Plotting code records
-- BEGIN --

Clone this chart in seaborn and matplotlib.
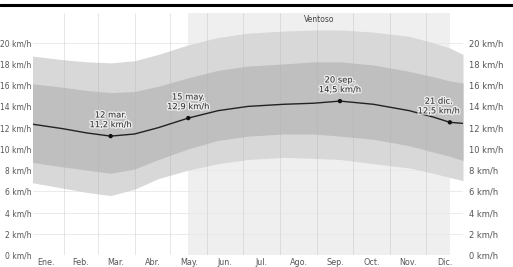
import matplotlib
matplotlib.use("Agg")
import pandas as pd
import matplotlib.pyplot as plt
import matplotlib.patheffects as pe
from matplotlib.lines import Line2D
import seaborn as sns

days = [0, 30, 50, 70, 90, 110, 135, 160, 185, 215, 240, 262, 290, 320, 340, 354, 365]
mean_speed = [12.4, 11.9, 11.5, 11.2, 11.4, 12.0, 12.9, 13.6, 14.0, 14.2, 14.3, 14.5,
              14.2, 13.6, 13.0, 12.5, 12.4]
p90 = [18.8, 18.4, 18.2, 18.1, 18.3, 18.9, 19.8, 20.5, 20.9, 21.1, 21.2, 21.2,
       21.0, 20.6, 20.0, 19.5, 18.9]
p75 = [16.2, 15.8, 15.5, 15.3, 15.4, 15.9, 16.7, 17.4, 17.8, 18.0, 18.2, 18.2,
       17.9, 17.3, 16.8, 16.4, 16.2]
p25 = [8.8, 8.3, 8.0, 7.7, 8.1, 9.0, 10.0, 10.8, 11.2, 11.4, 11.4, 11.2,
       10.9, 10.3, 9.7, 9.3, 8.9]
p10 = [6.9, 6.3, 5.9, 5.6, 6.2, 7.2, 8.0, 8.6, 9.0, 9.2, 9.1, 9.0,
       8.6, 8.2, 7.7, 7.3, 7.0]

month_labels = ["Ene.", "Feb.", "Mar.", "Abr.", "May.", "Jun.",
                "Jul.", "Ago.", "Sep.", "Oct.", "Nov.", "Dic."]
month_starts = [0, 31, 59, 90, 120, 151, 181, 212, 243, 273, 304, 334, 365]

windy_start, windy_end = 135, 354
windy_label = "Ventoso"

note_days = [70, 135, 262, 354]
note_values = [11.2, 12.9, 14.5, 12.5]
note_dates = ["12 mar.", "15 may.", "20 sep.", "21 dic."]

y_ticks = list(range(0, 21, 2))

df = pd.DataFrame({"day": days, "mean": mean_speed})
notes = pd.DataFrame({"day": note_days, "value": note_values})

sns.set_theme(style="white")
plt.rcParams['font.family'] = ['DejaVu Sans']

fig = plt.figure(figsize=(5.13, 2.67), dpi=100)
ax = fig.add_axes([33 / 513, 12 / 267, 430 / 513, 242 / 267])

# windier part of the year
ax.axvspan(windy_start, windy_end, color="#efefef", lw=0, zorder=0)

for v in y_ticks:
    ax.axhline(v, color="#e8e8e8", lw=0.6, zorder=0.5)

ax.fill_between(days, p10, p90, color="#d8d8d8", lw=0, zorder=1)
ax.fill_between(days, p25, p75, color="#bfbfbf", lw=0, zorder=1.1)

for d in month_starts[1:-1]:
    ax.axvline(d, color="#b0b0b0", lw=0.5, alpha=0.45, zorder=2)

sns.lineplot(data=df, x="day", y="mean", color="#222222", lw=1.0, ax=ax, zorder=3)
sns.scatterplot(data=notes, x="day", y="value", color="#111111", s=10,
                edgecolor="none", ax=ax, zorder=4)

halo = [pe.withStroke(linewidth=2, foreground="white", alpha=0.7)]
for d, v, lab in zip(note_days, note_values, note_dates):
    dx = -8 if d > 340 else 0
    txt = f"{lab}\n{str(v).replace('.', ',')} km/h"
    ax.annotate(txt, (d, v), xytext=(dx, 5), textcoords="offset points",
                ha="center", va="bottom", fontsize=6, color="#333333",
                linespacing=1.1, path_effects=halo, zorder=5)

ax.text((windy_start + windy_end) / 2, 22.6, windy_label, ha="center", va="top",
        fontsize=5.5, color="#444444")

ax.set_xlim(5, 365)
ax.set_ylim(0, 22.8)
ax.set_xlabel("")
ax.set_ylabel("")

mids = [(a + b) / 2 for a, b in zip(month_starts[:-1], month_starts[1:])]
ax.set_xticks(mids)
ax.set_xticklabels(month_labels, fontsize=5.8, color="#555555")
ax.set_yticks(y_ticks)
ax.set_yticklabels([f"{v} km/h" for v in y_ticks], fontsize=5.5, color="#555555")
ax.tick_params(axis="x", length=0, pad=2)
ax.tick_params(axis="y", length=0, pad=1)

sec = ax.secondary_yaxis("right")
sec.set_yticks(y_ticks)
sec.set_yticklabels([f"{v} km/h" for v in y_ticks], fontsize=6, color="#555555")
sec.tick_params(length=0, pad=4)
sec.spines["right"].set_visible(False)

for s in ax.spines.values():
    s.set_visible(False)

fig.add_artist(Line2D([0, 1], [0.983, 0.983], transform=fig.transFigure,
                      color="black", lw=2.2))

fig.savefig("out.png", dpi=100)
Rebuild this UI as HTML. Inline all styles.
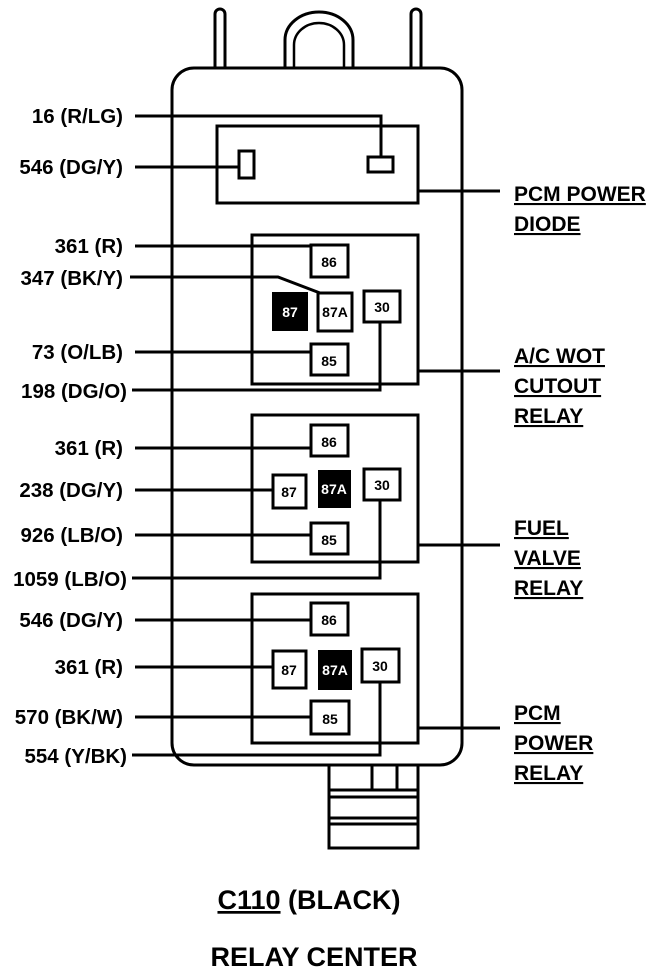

-- END --

CHALLENGE: Repeat, word for word and with no pictures, only the lines running from the beginning of the data to the line that contains "import seaborn as sns".

WORKED SOLUTION:
Clone this chart in seaborn and matplotlib.
import matplotlib
matplotlib.use("Agg")
import pandas as pd
import matplotlib.pyplot as plt
import matplotlib.patheffects as pe
from matplotlib.lines import Line2D
import seaborn as sns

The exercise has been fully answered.